• [WHAT THIS TASK INVOLVES]:
Can you write out all the lines word for word, with no pictures?

• [INFORMATION PROVIDED]:
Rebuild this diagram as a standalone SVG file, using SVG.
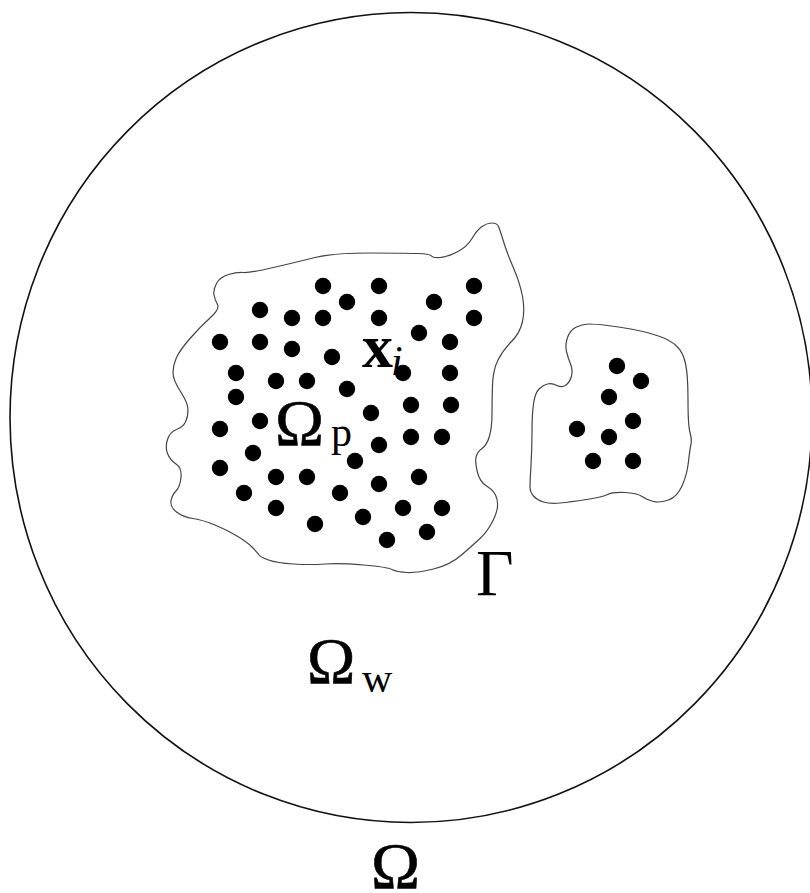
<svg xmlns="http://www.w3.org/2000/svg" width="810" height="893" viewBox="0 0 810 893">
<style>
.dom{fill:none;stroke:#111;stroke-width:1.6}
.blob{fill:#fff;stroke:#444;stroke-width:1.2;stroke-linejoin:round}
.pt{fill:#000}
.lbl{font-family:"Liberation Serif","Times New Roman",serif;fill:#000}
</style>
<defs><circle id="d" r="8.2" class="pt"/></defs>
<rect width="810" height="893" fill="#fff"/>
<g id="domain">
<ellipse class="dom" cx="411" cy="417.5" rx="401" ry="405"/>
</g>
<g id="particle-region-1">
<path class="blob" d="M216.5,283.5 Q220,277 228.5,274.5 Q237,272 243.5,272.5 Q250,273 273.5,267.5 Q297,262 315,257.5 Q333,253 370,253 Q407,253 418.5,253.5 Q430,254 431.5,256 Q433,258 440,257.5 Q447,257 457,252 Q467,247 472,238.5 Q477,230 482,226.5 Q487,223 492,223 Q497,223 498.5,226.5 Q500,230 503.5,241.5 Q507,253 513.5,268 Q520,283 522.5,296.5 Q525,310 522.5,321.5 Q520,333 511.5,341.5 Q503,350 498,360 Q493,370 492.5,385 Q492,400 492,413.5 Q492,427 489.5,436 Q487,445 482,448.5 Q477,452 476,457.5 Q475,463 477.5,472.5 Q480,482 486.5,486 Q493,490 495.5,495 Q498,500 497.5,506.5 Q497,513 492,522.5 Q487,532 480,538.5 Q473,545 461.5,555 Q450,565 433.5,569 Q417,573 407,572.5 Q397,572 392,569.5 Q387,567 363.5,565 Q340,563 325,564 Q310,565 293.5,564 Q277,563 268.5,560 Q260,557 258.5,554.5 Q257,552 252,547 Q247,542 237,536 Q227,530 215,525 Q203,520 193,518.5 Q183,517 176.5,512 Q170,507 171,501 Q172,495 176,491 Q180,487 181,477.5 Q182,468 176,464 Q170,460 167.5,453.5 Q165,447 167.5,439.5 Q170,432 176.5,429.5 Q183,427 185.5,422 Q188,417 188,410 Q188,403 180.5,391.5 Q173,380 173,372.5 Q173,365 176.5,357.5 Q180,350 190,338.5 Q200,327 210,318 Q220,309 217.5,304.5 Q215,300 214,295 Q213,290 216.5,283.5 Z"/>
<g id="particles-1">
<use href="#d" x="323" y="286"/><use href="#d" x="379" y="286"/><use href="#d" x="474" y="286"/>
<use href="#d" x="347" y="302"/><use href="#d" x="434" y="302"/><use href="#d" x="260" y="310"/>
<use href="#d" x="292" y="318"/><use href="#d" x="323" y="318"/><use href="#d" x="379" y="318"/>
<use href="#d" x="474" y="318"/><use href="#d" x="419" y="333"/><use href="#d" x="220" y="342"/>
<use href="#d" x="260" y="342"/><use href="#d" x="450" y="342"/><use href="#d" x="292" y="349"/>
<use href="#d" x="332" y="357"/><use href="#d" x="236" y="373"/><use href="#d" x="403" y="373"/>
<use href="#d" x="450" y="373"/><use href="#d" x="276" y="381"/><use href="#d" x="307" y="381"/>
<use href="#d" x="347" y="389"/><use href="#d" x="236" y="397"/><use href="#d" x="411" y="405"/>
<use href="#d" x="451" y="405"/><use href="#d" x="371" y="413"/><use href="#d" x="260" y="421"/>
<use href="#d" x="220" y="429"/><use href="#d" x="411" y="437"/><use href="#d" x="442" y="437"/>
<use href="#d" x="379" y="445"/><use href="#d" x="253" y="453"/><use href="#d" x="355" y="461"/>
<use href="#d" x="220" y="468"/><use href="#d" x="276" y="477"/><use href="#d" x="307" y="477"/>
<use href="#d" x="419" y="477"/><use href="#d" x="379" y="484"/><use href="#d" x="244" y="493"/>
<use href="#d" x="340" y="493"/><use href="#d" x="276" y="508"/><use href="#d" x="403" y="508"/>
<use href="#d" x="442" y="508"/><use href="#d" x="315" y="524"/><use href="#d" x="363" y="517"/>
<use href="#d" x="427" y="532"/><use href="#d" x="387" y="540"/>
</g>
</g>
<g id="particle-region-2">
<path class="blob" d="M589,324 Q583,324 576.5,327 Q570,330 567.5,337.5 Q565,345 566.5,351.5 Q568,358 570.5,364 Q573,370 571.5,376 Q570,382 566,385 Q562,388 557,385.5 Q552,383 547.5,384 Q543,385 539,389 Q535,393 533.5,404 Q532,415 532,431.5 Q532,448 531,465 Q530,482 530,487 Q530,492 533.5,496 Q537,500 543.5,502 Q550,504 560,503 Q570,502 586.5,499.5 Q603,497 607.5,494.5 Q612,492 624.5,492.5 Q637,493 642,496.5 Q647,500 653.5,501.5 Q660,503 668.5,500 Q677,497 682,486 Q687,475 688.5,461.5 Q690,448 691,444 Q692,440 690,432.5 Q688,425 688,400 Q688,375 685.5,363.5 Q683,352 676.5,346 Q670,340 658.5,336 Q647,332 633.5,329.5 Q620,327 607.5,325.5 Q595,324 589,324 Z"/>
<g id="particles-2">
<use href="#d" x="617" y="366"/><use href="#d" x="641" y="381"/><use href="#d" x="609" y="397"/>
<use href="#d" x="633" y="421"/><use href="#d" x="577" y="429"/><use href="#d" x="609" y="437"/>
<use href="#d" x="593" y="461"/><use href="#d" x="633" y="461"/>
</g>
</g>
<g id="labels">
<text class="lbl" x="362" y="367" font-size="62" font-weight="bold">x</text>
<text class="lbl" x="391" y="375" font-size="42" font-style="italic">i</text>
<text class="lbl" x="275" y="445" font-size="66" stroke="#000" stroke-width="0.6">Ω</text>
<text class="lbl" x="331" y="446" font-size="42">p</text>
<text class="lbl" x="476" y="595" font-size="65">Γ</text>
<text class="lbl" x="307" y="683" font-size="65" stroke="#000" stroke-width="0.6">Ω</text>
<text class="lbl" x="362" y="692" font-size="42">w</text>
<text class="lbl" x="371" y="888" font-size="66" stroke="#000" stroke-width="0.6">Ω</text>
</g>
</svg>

• [FINISHED EXERCISE]:
Rebuild this diagram as a standalone SVG file, using SVG.
<svg xmlns="http://www.w3.org/2000/svg" width="810" height="893" viewBox="0 0 810 893">
<style>
.dom{fill:none;stroke:#111;stroke-width:1.6}
.blob{fill:#fff;stroke:#444;stroke-width:1.2;stroke-linejoin:round}
.pt{fill:#000}
.lbl{font-family:"Liberation Serif","Times New Roman",serif;fill:#000}
</style>
<defs><circle id="d" r="8.2" class="pt"/></defs>
<rect width="810" height="893" fill="#fff"/>
<g id="domain">
<ellipse class="dom" cx="411" cy="417.5" rx="401" ry="405"/>
</g>
<g id="particle-region-1">
<path class="blob" d="M216.5,283.5 Q220,277 228.5,274.5 Q237,272 243.5,272.5 Q250,273 273.5,267.5 Q297,262 315,257.5 Q333,253 370,253 Q407,253 418.5,253.5 Q430,254 431.5,256 Q433,258 440,257.5 Q447,257 457,252 Q467,247 472,238.5 Q477,230 482,226.5 Q487,223 492,223 Q497,223 498.5,226.5 Q500,230 503.5,241.5 Q507,253 513.5,268 Q520,283 522.5,296.5 Q525,310 522.5,321.5 Q520,333 511.5,341.5 Q503,350 498,360 Q493,370 492.5,385 Q492,400 492,413.5 Q492,427 489.5,436 Q487,445 482,448.5 Q477,452 476,457.5 Q475,463 477.5,472.5 Q480,482 486.5,486 Q493,490 495.5,495 Q498,500 497.5,506.5 Q497,513 492,522.5 Q487,532 480,538.5 Q473,545 461.5,555 Q450,565 433.5,569 Q417,573 407,572.5 Q397,572 392,569.5 Q387,567 363.5,565 Q340,563 325,564 Q310,565 293.5,564 Q277,563 268.5,560 Q260,557 258.5,554.5 Q257,552 252,547 Q247,542 237,536 Q227,530 215,525 Q203,520 193,518.5 Q183,517 176.5,512 Q170,507 171,501 Q172,495 176,491 Q180,487 181,477.5 Q182,468 176,464 Q170,460 167.5,453.5 Q165,447 167.5,439.5 Q170,432 176.5,429.5 Q183,427 185.5,422 Q188,417 188,410 Q188,403 180.5,391.5 Q173,380 173,372.5 Q173,365 176.5,357.5 Q180,350 190,338.5 Q200,327 210,318 Q220,309 217.5,304.5 Q215,300 214,295 Q213,290 216.5,283.5 Z"/>
<g id="particles-1">
<use href="#d" x="323" y="286"/><use href="#d" x="379" y="286"/><use href="#d" x="474" y="286"/>
<use href="#d" x="347" y="302"/><use href="#d" x="434" y="302"/><use href="#d" x="260" y="310"/>
<use href="#d" x="292" y="318"/><use href="#d" x="323" y="318"/><use href="#d" x="379" y="318"/>
<use href="#d" x="474" y="318"/><use href="#d" x="419" y="333"/><use href="#d" x="220" y="342"/>
<use href="#d" x="260" y="342"/><use href="#d" x="450" y="342"/><use href="#d" x="292" y="349"/>
<use href="#d" x="332" y="357"/><use href="#d" x="236" y="373"/><use href="#d" x="403" y="373"/>
<use href="#d" x="450" y="373"/><use href="#d" x="276" y="381"/><use href="#d" x="307" y="381"/>
<use href="#d" x="347" y="389"/><use href="#d" x="236" y="397"/><use href="#d" x="411" y="405"/>
<use href="#d" x="451" y="405"/><use href="#d" x="371" y="413"/><use href="#d" x="260" y="421"/>
<use href="#d" x="220" y="429"/><use href="#d" x="411" y="437"/><use href="#d" x="442" y="437"/>
<use href="#d" x="379" y="445"/><use href="#d" x="253" y="453"/><use href="#d" x="355" y="461"/>
<use href="#d" x="220" y="468"/><use href="#d" x="276" y="477"/><use href="#d" x="307" y="477"/>
<use href="#d" x="419" y="477"/><use href="#d" x="379" y="484"/><use href="#d" x="244" y="493"/>
<use href="#d" x="340" y="493"/><use href="#d" x="276" y="508"/><use href="#d" x="403" y="508"/>
<use href="#d" x="442" y="508"/><use href="#d" x="315" y="524"/><use href="#d" x="363" y="517"/>
<use href="#d" x="427" y="532"/><use href="#d" x="387" y="540"/>
</g>
</g>
<g id="particle-region-2">
<path class="blob" d="M589,324 Q583,324 576.5,327 Q570,330 567.5,337.5 Q565,345 566.5,351.5 Q568,358 570.5,364 Q573,370 571.5,376 Q570,382 566,385 Q562,388 557,385.5 Q552,383 547.5,384 Q543,385 539,389 Q535,393 533.5,404 Q532,415 532,431.5 Q532,448 531,465 Q530,482 530,487 Q530,492 533.5,496 Q537,500 543.5,502 Q550,504 560,503 Q570,502 586.5,499.5 Q603,497 607.5,494.5 Q612,492 624.5,492.5 Q637,493 642,496.5 Q647,500 653.5,501.5 Q660,503 668.5,500 Q677,497 682,486 Q687,475 688.5,461.5 Q690,448 691,444 Q692,440 690,432.5 Q688,425 688,400 Q688,375 685.5,363.5 Q683,352 676.5,346 Q670,340 658.5,336 Q647,332 633.5,329.5 Q620,327 607.5,325.5 Q595,324 589,324 Z"/>
<g id="particles-2">
<use href="#d" x="617" y="366"/><use href="#d" x="641" y="381"/><use href="#d" x="609" y="397"/>
<use href="#d" x="633" y="421"/><use href="#d" x="577" y="429"/><use href="#d" x="609" y="437"/>
<use href="#d" x="593" y="461"/><use href="#d" x="633" y="461"/>
</g>
</g>
<g id="labels">
<text class="lbl" x="362" y="367" font-size="62" font-weight="bold">x</text>
<text class="lbl" x="391" y="375" font-size="42" font-style="italic">i</text>
<text class="lbl" x="275" y="445" font-size="66" stroke="#000" stroke-width="0.6">Ω</text>
<text class="lbl" x="331" y="446" font-size="42">p</text>
<text class="lbl" x="476" y="595" font-size="65">Γ</text>
<text class="lbl" x="307" y="683" font-size="65" stroke="#000" stroke-width="0.6">Ω</text>
<text class="lbl" x="362" y="692" font-size="42">w</text>
<text class="lbl" x="371" y="888" font-size="66" stroke="#000" stroke-width="0.6">Ω</text>
</g>
</svg>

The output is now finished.